Republicans have sought to undermine the agency since its inception, and the bill Webster and Hensarling discussed on Monday night rehashes several of those same old ideas, such as replacing the independent agency’s head with a five-person commission and making it easier for the Treasury Department to ignore the CFPB’s regulatory decisions. Putting CFPB decisions to a commission vote would give Congress greater ability to interfere with the agency’s operations because the voting group would be subject to Senate confirmation. Commission structures at other agencies have undermined elements of Wall Street reform such as derivatives regulations, and the CFPB’s unusual strength derives in part from its independence.

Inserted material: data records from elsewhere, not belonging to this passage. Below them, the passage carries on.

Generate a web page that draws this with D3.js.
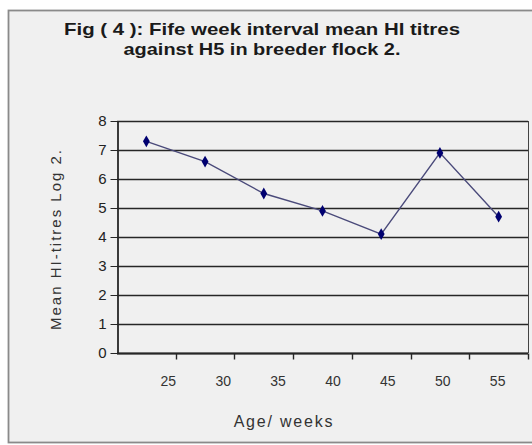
<!DOCTYPE html>
<html>
<head>
<meta charset="utf-8">
<script src="https://cdn.jsdelivr.net/npm/d3@7"></script>
<style>
  body { margin: 0; background: #fff; }
  svg { display: block; font-family: "Liberation Sans", Arial, sans-serif; }
</style>
</head>
<body>
<svg id="chart"></svg>
<script>
const ages = ["25", "30", "35", "40", "45", "50", "55"];
const titres = [7.3, 6.6, 5.5, 4.9, 4.1, 6.9, 4.7];
const yTicks = [0, 1, 2, 3, 4, 5, 6, 7, 8];
const titleLines = ["Fig ( 4 ): Fife week interval mean HI titres", "against H5 in breeder flock 2."];
const titleWidths = [396, 277];

const width = 532, height = 445;
const margin = { top: 121, right: 4, bottom: 92, left: 117 };

const svg = d3.select("#chart").attr("width", width).attr("height", height);

// outer frame
svg.append("rect")
  .attr("x", 8.5).attr("y", 10.5)
  .attr("width", width + 10).attr("height", 432)
  .attr("fill", "#f0f0f0")
  .attr("stroke", "#8a8a8a")
  .attr("stroke-width", 1.8);

const xScale = d3.scaleBand()
  .domain(ages)
  .range([margin.left, width - margin.right]);

const yScale = d3.scaleLinear()
  .domain([0, 8])
  .range([height - margin.bottom, margin.top]);

const half = xScale.bandwidth() / 2;

// gridlines
svg.append("g")
  .selectAll("line")
  .data(yTicks)
  .join("line")
  .attr("x1", margin.left).attr("x2", width - margin.right)
  .attr("y1", d => Math.round(yScale(d)) + 0.5)
  .attr("y2", d => Math.round(yScale(d)) + 0.5)
  .attr("stroke", "#262626")
  .attr("stroke-width", 1.5);

// right plot border
svg.append("line")
  .attr("x1", width - margin.right + 0.5).attr("x2", width - margin.right + 0.5)
  .attr("y1", margin.top).attr("y2", height - margin.bottom)
  .attr("stroke", "#444");

// y axis
const yAxis = svg.append("g")
  .attr("transform", `translate(${margin.left + 0.5},0)`)
  .call(d3.axisLeft(yScale).tickValues(yTicks).tickSize(7).tickSizeOuter(0).tickPadding(4));
yAxis.select(".domain").attr("stroke", "#262626").attr("stroke-width", 1.8);
yAxis.selectAll(".tick line").attr("stroke", "#262626");
yAxis.selectAll("text").attr("font-size", 15).attr("fill", "#222");

// x axis: ticks between categories
const xAxisG = svg.append("g")
  .attr("transform", `translate(0,${Math.round(height - margin.bottom) + 0.5})`);
xAxisG.append("line")
  .attr("x1", margin.left).attr("x2", width - margin.right)
  .attr("stroke", "#262626").attr("stroke-width", 1.8);
const bounds = ages.map(a => xScale(a) + xScale.bandwidth());
xAxisG.selectAll(".tk")
  .data(bounds)
  .join("line")
  .attr("class", "tk")
  .attr("x1", d => Math.round(d) + 0.5).attr("x2", d => Math.round(d) + 0.5)
  .attr("y1", 0).attr("y2", 6)
  .attr("stroke", "#262626")
  .attr("stroke-width", 1.4);

// labels sit a little off the band centres, as in the source
const labelScale = d3.scalePoint()
  .domain(ages)
  .range([xScale(ages[0]) + half + 22, xScale(ages[ages.length - 1]) + half - 1]);
xAxisG.selectAll("text")
  .data(ages)
  .join("text")
  .attr("x", labelScale)
  .attr("y", 32)
  .attr("text-anchor", "middle")
  .attr("font-size", 14)
  .attr("fill", "#333")
  .text(d => d);

// line + markers
const line = d3.line()
  .x((d, i) => xScale(ages[i]) + half)
  .y(d => yScale(d));

svg.append("path")
  .datum(titres)
  .attr("d", line)
  .attr("fill", "none")
  .attr("stroke", "#4a4a7a")
  .attr("stroke-width", 1.4);

svg.append("g")
  .selectAll("path")
  .data(titres)
  .join("path")
  .attr("d", d3.symbol(d3.symbolDiamond, 40))
  .attr("transform", (d, i) => `translate(${xScale(ages[i]) + half},${yScale(d)})`)
  .attr("fill", "#000070");

// title, stretched to the width of the source lettering
svg.append("g")
  .selectAll("text")
  .data(titleLines)
  .join("text")
  .attr("x", (d, i) => 262 - titleWidths[i] / 2)
  .attr("y", (d, i) => 35 + i * 20)
  .attr("textLength", (d, i) => titleWidths[i])
  .attr("lengthAdjust", "spacingAndGlyphs")
  .attr("font-size", 17)
  .attr("font-weight", "bold")
  .attr("fill", "#1a1a1a")
  .text(d => d);

// axis titles
svg.append("text")
  .attr("transform", "translate(61,239) rotate(-90)")
  .attr("text-anchor", "middle")
  .attr("font-size", 15)
  .attr("letter-spacing", 2)
  .attr("fill", "#333")
  .text("Mean HI-titres Log 2.");

svg.append("text")
  .attr("x", 284).attr("y", 427)
  .attr("text-anchor", "middle")
  .attr("font-size", 16)
  .attr("letter-spacing", 1.8)
  .attr("fill", "#333")
  .text("Age/ weeks");
</script>
</body>
</html>
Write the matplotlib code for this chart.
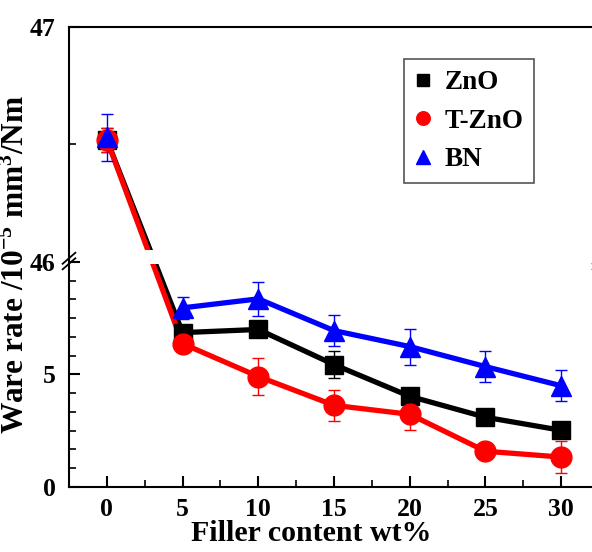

Republicans have won favor with the banking industry in recent years for their work to undermine the CFPB. With the National Security Agency’s bulk data collection practices in the news now, the agency’s opponents are wrapping the old ideas in new rhetoric.

Update:

Webster’s office apologized for the congressman’s Gestapo comparison on Tuesday. Webster “realizes that in his passion to speak out on this wrong, his comparison was incorrect, and he apologizes for the use of that word in this context,” according to a statement his office gave the the Orlando Sentinel.